In Duluth, the papers headline what seems like good news -- major revenue growth for the Port of Duluth -- importing wind turbines from overseas. This supplements Duluth's other major cash generator, exporting iron ore to China and other places where those wind-turbines are made. This two-way trade is good for the Port of Duluth but bad for the U.S. economy and the environment. If we had maintained the same kind of interest in wind power that other countries did, those same turbines would be manufactured much closer to home -- in Chicago and Cleveland.

One reason why the global reach of the wind-turbine trade is bad for the environment is that all that shipping results in 5 billion gallons of untreated ballast water containing invasive species being dumped into Duluth's harbor every year. As a direct result zebra and quagga mussels, and round gobies and Eurasian ruffe, have already invaded Lake Superior's once pristine water. Because the lake's ecosystem is relatively young, it is more easily invaded by these alien species.

I'm here to deliver a commencement speech at Northland College, one of the greenest -- in both curriculum and sustainability -- colleges in the U.S. But northern Wisconsin is hurting economically because its paper mills are shutting down -- not from over harvesting of the forests, but because paper manufacturers must compete with Chinese imports -- produced from illegal rainforest logging in Myanmar and Indonesia. So the economy of northern Wisconsin is suffering because we aren't protecting the rainforests of Southeast Asia, while we are missing the opportunity to produce paper from more potentially sustainable forests.

And although the Native American presence is still strong here, there is tremendous anxiety over the wild rice harvest that is one of the tribal economic staples. The last few years have been dry, and the level of Lake Superior has fallen, forcing the rice beds into dormancy -- a normal occurrence. Now the lake is rising again. But with so many invasive plant species seeded around the lake, it's feared that they took over critical habitat during the dry period and that the wild rice beds might not be able to come back.

And here, where the temperate forest transitions to the boreal, people have watched global warming for years -- as the boreal slowly but steadily retreats northward with the warming globe.

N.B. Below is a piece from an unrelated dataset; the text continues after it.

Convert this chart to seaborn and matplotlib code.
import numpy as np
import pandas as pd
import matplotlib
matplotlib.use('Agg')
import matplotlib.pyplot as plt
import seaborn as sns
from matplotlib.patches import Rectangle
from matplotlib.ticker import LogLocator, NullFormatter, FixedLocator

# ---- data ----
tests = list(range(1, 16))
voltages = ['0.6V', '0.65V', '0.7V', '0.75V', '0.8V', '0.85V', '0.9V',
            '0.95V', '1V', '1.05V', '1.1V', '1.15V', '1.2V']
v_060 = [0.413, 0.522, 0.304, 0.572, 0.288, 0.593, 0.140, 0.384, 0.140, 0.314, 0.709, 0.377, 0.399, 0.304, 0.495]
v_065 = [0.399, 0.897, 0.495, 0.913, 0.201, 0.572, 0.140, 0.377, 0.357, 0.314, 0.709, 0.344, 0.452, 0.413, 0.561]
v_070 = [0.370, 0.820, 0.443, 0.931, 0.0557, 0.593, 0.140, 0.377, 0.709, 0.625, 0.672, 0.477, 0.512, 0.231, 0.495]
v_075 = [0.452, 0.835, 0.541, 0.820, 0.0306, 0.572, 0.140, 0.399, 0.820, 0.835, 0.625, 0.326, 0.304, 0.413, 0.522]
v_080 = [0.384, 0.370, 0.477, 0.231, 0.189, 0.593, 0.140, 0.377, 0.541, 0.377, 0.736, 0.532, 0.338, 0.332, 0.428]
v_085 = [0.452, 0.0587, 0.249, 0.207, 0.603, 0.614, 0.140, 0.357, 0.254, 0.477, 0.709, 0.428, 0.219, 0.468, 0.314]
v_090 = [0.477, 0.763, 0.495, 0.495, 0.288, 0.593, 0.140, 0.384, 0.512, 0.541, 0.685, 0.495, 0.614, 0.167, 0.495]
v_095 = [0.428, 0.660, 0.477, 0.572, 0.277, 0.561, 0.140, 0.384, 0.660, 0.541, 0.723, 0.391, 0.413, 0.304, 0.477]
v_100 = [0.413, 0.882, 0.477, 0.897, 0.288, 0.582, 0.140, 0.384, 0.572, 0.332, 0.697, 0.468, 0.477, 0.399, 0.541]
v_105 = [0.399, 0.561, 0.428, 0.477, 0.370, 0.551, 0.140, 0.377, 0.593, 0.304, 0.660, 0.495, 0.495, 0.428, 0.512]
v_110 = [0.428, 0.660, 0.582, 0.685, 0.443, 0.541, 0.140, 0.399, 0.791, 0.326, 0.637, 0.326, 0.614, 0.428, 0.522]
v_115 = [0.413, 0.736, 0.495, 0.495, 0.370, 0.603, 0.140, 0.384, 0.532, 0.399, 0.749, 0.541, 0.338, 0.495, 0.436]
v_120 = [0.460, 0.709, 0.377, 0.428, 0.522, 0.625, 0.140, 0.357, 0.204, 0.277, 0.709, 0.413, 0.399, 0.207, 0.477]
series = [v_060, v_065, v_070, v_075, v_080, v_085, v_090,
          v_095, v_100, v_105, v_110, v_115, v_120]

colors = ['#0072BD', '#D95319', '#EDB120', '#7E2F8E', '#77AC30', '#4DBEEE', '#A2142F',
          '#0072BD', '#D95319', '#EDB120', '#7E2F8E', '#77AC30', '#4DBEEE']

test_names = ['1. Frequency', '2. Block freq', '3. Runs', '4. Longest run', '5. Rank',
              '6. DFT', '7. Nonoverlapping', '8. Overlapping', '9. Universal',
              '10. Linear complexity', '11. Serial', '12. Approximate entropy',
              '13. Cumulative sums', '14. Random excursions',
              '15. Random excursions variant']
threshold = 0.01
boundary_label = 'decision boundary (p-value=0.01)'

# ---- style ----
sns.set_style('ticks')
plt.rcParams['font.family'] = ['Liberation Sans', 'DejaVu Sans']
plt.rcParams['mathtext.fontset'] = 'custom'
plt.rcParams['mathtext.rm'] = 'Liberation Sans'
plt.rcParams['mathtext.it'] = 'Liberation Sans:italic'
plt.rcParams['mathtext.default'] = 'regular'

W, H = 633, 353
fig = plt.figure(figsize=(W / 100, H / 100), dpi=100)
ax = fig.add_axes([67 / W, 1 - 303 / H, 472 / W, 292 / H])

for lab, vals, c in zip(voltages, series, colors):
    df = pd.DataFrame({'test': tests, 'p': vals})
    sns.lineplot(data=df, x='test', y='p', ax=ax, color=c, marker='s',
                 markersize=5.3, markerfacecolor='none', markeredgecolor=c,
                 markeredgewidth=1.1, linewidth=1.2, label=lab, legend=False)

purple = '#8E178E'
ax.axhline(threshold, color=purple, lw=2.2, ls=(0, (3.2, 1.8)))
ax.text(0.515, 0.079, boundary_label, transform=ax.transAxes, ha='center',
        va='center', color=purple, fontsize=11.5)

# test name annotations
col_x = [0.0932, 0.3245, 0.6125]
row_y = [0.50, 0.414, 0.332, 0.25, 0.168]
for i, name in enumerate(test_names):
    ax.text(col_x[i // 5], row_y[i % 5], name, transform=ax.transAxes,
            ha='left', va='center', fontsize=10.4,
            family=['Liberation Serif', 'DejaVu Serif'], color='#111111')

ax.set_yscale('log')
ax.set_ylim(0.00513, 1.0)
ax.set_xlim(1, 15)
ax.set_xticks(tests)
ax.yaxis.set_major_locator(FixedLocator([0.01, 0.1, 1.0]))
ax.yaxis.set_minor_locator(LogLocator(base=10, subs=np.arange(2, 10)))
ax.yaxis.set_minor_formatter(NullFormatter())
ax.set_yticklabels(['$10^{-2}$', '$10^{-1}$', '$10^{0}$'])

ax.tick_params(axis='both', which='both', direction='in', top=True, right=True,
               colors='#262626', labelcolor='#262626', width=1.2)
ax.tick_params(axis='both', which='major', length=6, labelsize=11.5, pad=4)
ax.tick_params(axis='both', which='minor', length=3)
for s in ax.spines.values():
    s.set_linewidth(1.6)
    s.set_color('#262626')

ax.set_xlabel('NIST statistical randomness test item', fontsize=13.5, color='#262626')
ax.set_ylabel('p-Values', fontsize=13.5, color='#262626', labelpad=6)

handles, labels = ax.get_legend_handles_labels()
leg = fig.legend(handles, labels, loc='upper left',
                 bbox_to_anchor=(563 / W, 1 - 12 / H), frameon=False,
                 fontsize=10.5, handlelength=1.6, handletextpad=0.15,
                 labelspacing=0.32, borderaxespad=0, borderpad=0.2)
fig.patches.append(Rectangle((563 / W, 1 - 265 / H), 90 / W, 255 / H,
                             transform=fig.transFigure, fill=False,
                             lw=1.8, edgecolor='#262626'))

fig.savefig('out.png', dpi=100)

What's striking is that all of these ecological challenges could, at the front end, have been easily managed or avoided. In fact, many could still be tamed -- but it will require thinking about their interconnection -- not just solving each challenge in the cheapest or simplest fashion. And if the web of life is this complex in a place as young as Lake Superior, how much harder will it be in older and more complex ecosystems such as the southern Appalachians or the rainforests of Indonesia? This is a century when we need to think about connections -- something market fundamentalists aren't good at.

But hopefully, it is something that students trained at Northland will be good at. The school, for example, provides 20 of its students each year with the chance to see their entire liberal arts curriculum through the lens of Lake Superior and its watershed. Programs like Superior Connects are what this century calls for.